— Begin Dataset excerpt —

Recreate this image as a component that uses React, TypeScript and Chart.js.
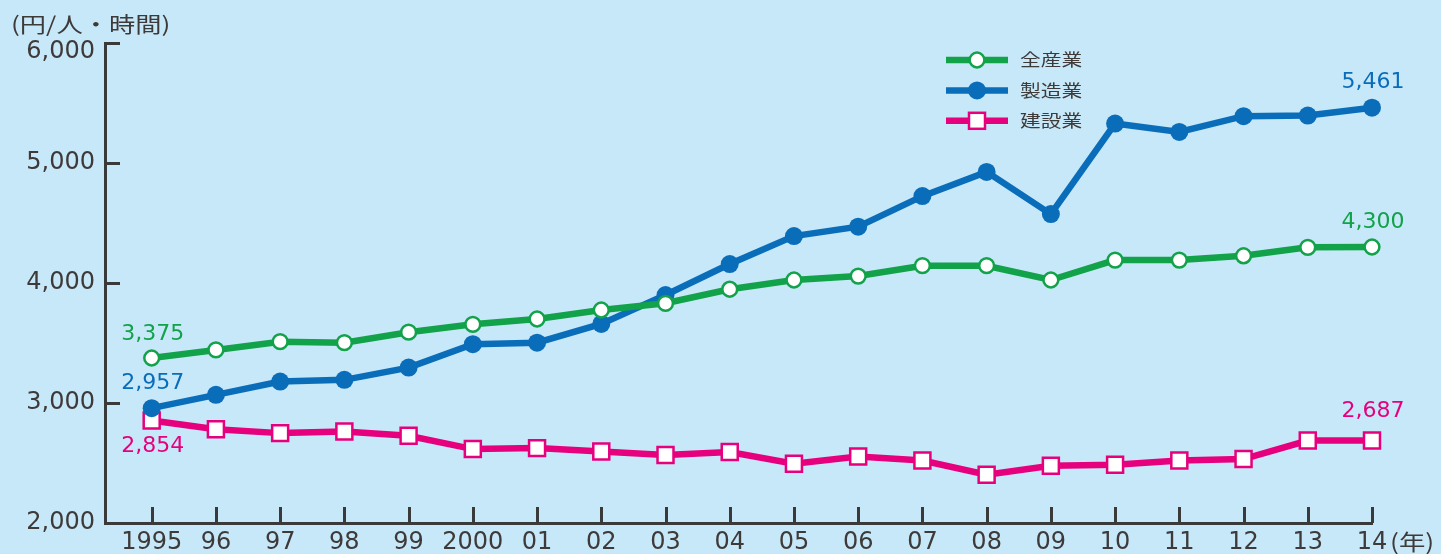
import React, { useEffect, useRef } from "react";
import { Chart, registerables } from "chart.js";

Chart.register(...registerables);

const years = [1995, 1996, 1997, 1998, 1999, 2000, 2001, 2002, 2003, 2004, 2005, 2006, 2007, 2008, 2009, 2010, 2011, 2012, 2013, 2014];
const yearLabels = ["1995", "96", "97", "98", "99", "2000", "01", "02", "03", "04", "05", "06", "07", "08", "09", "10", "11", "12", "13", "14"];
const allIndustries = [3375, 3442, 3511, 3503, 3590, 3656, 3700, 3775, 3831, 3948, 4025, 4058, 4144, 4144, 4025, 4191, 4191, 4227, 4297, 4300];
const manufacturing = [2957, 3068, 3179, 3193, 3295, 3490, 3503, 3659, 3900, 4158, 4391, 4469, 4724, 4926, 4574, 5329, 5259, 5390, 5395, 5461];
const construction = [2854, 2782, 2749, 2762, 2727, 2616, 2624, 2596, 2566, 2591, 2494, 2554, 2521, 2402, 2477, 2485, 2521, 2533, 2687, 2687];
const seriesNames = ["全産業", "製造業", "建設業"];
const yTicks = [2000, 3000, 4000, 5000, 6000];
const unitLabel = "(円/人・時間)";
const yearUnit = "(年)";

const GREEN = "#12a24a";
const BLUE = "#0a6dba";
const PINK = "#e6007e";
const AXIS = "#3a3a3a";
const TEXT = "#3e3a39";
const BG = "#c7e8f8";
const NUM_FONT = "'DejaVu Sans', sans-serif";
const CJK_FONT = "'Noto Sans CJK JP', sans-serif";

const seriesValues = [allIndustries, manufacturing, construction];
const seriesColors = [GREEN, BLUE, PINK];

// value annotations: series index, point index, vertical offset
const annotations = [
  { s: 0, i: 0, dy: -24 },
  { s: 1, i: 0, dy: -25 },
  { s: 2, i: 0, dy: 26 },
  { s: 1, i: 19, dy: -25 },
  { s: 0, i: 19, dy: -25 },
  { s: 2, i: 19, dy: -29 },
];

function fmt(v: number) {
  return v.toLocaleString("en-US");
}

function drawMarker(ctx: CanvasRenderingContext2D, s: number, x: number, y: number) {
  ctx.save();
  if (s === 0) {
    ctx.beginPath();
    ctx.arc(x, y, 7.4, 0, Math.PI * 2);
    ctx.fillStyle = "#ffffff";
    ctx.fill();
    ctx.lineWidth = 2.5;
    ctx.strokeStyle = GREEN;
    ctx.stroke();
  } else if (s === 1) {
    ctx.beginPath();
    ctx.arc(x, y, 9, 0, Math.PI * 2);
    ctx.fillStyle = BLUE;
    ctx.fill();
  } else {
    ctx.fillStyle = "#ffffff";
    ctx.fillRect(x - 8, y - 8, 16, 16);
    ctx.lineWidth = 2.5;
    ctx.strokeStyle = PINK;
    ctx.strokeRect(x - 8, y - 8, 16, 16);
  }
  ctx.restore();
}

function drawStretched(ctx: CanvasRenderingContext2D, text: string, x: number, y: number, sx: number) {
  ctx.save();
  ctx.translate(x, y);
  ctx.scale(sx, 1);
  ctx.fillText(text, 0, 0);
  ctx.restore();
}

const decorPlugin = {
  id: "decor",
  beforeDatasetsDraw(chart: any) {
    const { ctx, chartArea } = chart;
    const x = chart.scales.x;
    const y = chart.scales.y;
    ctx.save();
    ctx.strokeStyle = AXIS;
    ctx.lineWidth = 3;
    ctx.beginPath();
    years.forEach((v) => {
      const px = Math.round(x.getPixelForValue(v)) + 0.5;
      ctx.moveTo(px, chartArea.bottom);
      ctx.lineTo(px, chartArea.bottom - 16);
    });
    yTicks.slice(1).forEach((v) => {
      const py = Math.round(y.getPixelForValue(v)) + 0.5;
      ctx.moveTo(chartArea.left, py);
      ctx.lineTo(chartArea.left + 15, py);
    });
    ctx.stroke();
    ctx.restore();
  },
  afterDraw(chart: any) {
    const { ctx, chartArea } = chart;
    const x = chart.scales.x;
    const y = chart.scales.y;
    ctx.save();

    // top y tick label sits slightly below its tick in the reference
    ctx.font = `24px ${NUM_FONT}`;
    ctx.fillStyle = TEXT;
    ctx.textAlign = "right";
    ctx.textBaseline = "middle";
    const topTick = yTicks[yTicks.length - 1];
    ctx.fillText(fmt(topTick), chartArea.left - 10, y.getPixelForValue(topTick) + 9);

    // value annotations
    ctx.font = `22px ${NUM_FONT}`;
    ctx.textAlign = "center";
    ctx.textBaseline = "middle";
    annotations.forEach((a) => {
      const v = seriesValues[a.s][a.i];
      ctx.fillStyle = seriesColors[a.s];
      ctx.fillText(fmt(v), x.getPixelForValue(years[a.i]) + 1, y.getPixelForValue(v) + a.dy);
    });

    // legend
    ctx.textAlign = "left";
    ctx.textBaseline = "middle";
    ctx.font = `17px ${CJK_FONT}`;
    seriesNames.forEach((name, s) => {
      const ry = 60 + s * 30.4;
      ctx.save();
      ctx.strokeStyle = seriesColors[s];
      ctx.lineWidth = 6.5;
      ctx.beginPath();
      ctx.moveTo(946, ry);
      ctx.lineTo(1008, ry);
      ctx.stroke();
      ctx.restore();
      drawMarker(ctx, s, 977, ry);
      ctx.fillStyle = TEXT;
      drawStretched(ctx, name, 1020, ry, 1.22);
    });

    // unit labels
    ctx.fillStyle = TEXT;
    ctx.font = `21px ${CJK_FONT}`;
    drawStretched(ctx, unitLabel, 11, 24, 1.25);
    ctx.font = `22px ${CJK_FONT}`;
    drawStretched(ctx, yearUnit, 1390, 542, 1.2);

    ctx.restore();
  },
};

export default function App() {
  const canvasRef = useRef<HTMLCanvasElement | null>(null);

  useEffect(() => {
    document.body.style.margin = "0";
    const canvas = canvasRef.current;
    if (!canvas) return;

    const mk = (s: number) => ({
      label: seriesNames[s],
      data: years.map((yr, i) => ({ x: yr, y: seriesValues[s][i] })),
      borderColor: seriesColors[s],
      borderWidth: 6.5,
      tension: 0,
      clip: false as any,
      pointStyle: s === 2 ? "rect" : "circle",
      pointRadius: s === 0 ? 7.4 : s === 1 ? 9 : 11.3,
      pointBackgroundColor: s === 1 ? BLUE : "#ffffff",
      pointBorderColor: seriesColors[s],
      pointBorderWidth: s === 1 ? 0 : 2.5,
      pointHoverRadius: s === 0 ? 7.4 : s === 1 ? 9 : 11.3,
    });

    const chart = new Chart(canvas, {
      type: "line",
      data: { datasets: [mk(0), mk(1), mk(2)] },
      options: {
        animation: false,
        responsive: false,
        devicePixelRatio: 1,
        layout: { padding: { top: 43, right: 69, left: 0, bottom: 0 } },
        plugins: { legend: { display: false }, tooltip: { enabled: false } },
        scales: {
          x: {
            type: "linear",
            min: 1994.273,
            max: 2014,
            grid: { display: false, drawTicks: false },
            border: { display: true, color: AXIS, width: 3 },
            afterBuildTicks: (scale: any) => {
              scale.ticks = years.map((v) => ({ value: v }));
            },
            afterFit: (scale: any) => {
              scale.height = 31;
            },
            ticks: {
              autoSkip: false,
              maxRotation: 0,
              padding: 5,
              color: TEXT,
              font: { family: NUM_FONT, size: 24 },
              callback: (v: any) => {
                const idx = years.indexOf(Number(v));
                return idx >= 0 ? yearLabels[idx] : "";
              },
            },
          },
          y: {
            type: "linear",
            min: 2000,
            max: 6000,
            grid: { display: false, drawTicks: false },
            border: { display: true, color: AXIS, width: 3 },
            afterBuildTicks: (scale: any) => {
              scale.ticks = yTicks.map((v) => ({ value: v }));
            },
            afterFit: (scale: any) => {
              scale.width = 105;
            },
            ticks: {
              padding: 10,
              color: TEXT,
              font: { family: NUM_FONT, size: 24 },
              callback: (v: any) => (Number(v) === yTicks[yTicks.length - 1] ? "" : fmt(Number(v))),
            },
          },
        },
      },
      plugins: [decorPlugin],
    });

    return () => chart.destroy();
  }, []);

  return (
    <div style={{ position: "absolute", left: 0, top: 0, width: 1441, height: 554, background: BG }}>
      <canvas ref={canvasRef} width={1441} height={554} style={{ display: "block", width: 1441, height: 554 }} />
    </div>
  );
}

— End Dataset excerpt —

» Instructions for the task
Make an exact copy of the lines from the top of the material through the line with "Chart.register(...registerables);", pictures excluded.

» Complete output
Recreate this image as a component that uses React, TypeScript and Chart.js.
import React, { useEffect, useRef } from "react";
import { Chart, registerables } from "chart.js";

Chart.register(...registerables);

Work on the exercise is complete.